-- RECORDED INFORMATION --
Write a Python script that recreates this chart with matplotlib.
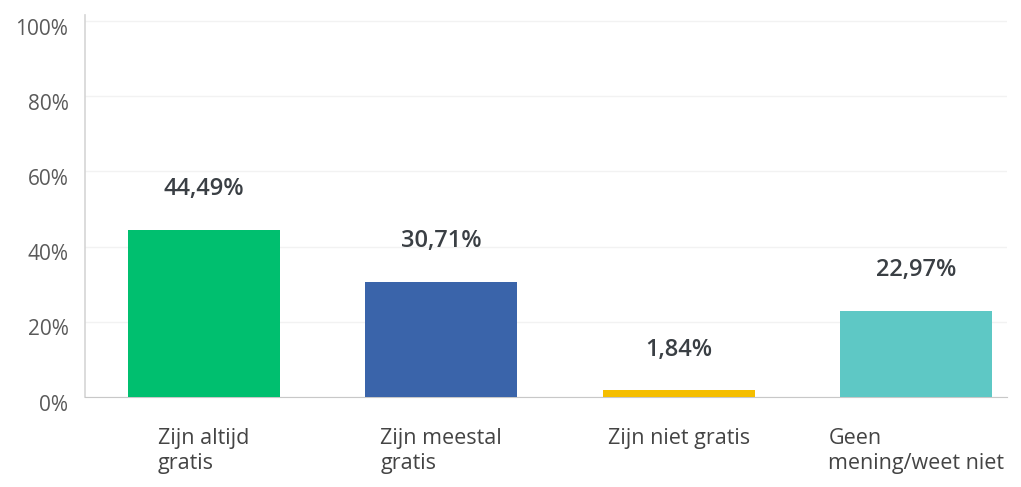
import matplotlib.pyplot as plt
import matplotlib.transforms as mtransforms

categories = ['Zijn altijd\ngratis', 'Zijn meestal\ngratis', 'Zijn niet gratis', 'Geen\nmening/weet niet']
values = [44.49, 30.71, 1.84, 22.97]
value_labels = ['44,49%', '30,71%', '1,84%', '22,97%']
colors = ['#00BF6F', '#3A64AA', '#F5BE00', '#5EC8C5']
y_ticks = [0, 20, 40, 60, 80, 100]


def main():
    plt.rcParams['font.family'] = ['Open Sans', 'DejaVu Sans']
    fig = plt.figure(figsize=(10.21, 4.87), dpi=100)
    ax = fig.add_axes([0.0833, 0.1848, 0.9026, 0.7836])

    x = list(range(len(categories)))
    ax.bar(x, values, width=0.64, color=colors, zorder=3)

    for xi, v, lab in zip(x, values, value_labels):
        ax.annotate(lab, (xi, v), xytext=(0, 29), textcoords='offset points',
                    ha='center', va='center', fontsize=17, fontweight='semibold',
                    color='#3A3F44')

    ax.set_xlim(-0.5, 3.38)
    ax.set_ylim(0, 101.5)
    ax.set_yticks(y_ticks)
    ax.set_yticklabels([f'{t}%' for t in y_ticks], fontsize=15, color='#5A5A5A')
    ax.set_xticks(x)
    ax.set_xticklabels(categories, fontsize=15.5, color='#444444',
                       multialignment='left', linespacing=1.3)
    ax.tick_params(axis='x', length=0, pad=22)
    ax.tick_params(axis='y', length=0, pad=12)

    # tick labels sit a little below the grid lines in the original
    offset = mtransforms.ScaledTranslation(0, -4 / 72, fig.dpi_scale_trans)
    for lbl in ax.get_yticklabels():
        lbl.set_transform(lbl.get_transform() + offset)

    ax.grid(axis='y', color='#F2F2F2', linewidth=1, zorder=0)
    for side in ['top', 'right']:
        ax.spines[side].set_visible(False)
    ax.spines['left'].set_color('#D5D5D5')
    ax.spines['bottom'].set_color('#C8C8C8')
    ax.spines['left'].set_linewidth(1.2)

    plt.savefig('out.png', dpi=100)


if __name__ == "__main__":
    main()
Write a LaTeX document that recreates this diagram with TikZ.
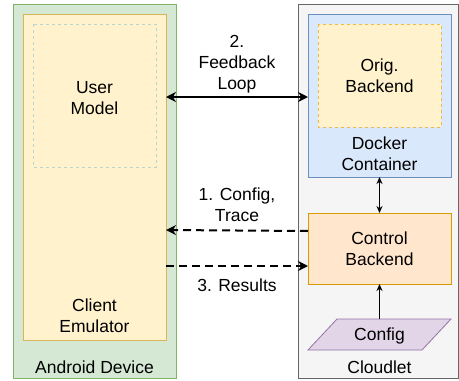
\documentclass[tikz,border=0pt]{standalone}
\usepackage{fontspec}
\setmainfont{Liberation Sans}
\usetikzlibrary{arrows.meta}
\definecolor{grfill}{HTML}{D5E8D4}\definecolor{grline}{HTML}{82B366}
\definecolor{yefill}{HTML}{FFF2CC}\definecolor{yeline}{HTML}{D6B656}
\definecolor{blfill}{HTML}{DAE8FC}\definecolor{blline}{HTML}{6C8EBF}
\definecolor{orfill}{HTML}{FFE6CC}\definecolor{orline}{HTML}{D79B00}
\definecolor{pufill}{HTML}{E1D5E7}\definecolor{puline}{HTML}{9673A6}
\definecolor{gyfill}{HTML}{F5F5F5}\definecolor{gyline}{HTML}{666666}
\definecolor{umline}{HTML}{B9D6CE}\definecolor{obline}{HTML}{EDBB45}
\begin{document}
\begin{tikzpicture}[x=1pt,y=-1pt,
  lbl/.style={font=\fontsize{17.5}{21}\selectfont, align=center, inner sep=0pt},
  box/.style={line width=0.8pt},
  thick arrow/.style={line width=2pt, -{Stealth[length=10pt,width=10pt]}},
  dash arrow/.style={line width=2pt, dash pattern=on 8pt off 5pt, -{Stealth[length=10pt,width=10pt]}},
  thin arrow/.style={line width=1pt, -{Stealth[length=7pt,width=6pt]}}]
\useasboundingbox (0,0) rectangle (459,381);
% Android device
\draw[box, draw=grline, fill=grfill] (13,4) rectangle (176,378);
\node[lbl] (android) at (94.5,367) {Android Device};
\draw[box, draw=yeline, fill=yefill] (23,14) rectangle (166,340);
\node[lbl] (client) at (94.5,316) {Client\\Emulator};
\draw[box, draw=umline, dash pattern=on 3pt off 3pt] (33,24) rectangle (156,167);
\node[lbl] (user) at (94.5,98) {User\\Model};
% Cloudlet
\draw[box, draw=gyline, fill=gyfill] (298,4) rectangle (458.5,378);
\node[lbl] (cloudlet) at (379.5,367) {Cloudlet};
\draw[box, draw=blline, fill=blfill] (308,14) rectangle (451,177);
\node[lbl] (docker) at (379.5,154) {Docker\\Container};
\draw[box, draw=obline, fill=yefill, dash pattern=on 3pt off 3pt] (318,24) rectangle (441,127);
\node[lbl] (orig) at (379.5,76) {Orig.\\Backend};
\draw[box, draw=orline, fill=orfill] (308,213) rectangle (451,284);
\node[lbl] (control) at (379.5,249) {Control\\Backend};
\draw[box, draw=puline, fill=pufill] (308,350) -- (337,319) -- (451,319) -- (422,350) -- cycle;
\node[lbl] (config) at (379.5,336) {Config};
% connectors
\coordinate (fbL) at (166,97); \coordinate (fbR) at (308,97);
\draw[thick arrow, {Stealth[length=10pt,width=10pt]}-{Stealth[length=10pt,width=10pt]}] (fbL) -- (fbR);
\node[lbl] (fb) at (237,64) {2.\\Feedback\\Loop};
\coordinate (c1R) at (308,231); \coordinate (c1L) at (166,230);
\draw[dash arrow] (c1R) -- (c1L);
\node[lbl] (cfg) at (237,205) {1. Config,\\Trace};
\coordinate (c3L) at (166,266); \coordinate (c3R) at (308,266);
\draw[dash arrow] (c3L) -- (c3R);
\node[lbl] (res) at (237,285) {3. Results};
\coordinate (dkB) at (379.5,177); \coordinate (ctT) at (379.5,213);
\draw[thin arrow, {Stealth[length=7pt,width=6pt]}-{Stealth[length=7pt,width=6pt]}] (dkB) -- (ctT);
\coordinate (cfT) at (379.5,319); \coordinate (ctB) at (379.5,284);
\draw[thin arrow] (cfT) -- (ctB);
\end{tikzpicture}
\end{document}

-- CHALLENGE --
Restate exactly, please, only the lines between the start of the data and the line containing "import matplotlib.transforms as mtransforms", both ends included, skipping the pictures.

-- TASK RESULT --
Write a Python script that recreates this chart with matplotlib.
import matplotlib.pyplot as plt
import matplotlib.transforms as mtransforms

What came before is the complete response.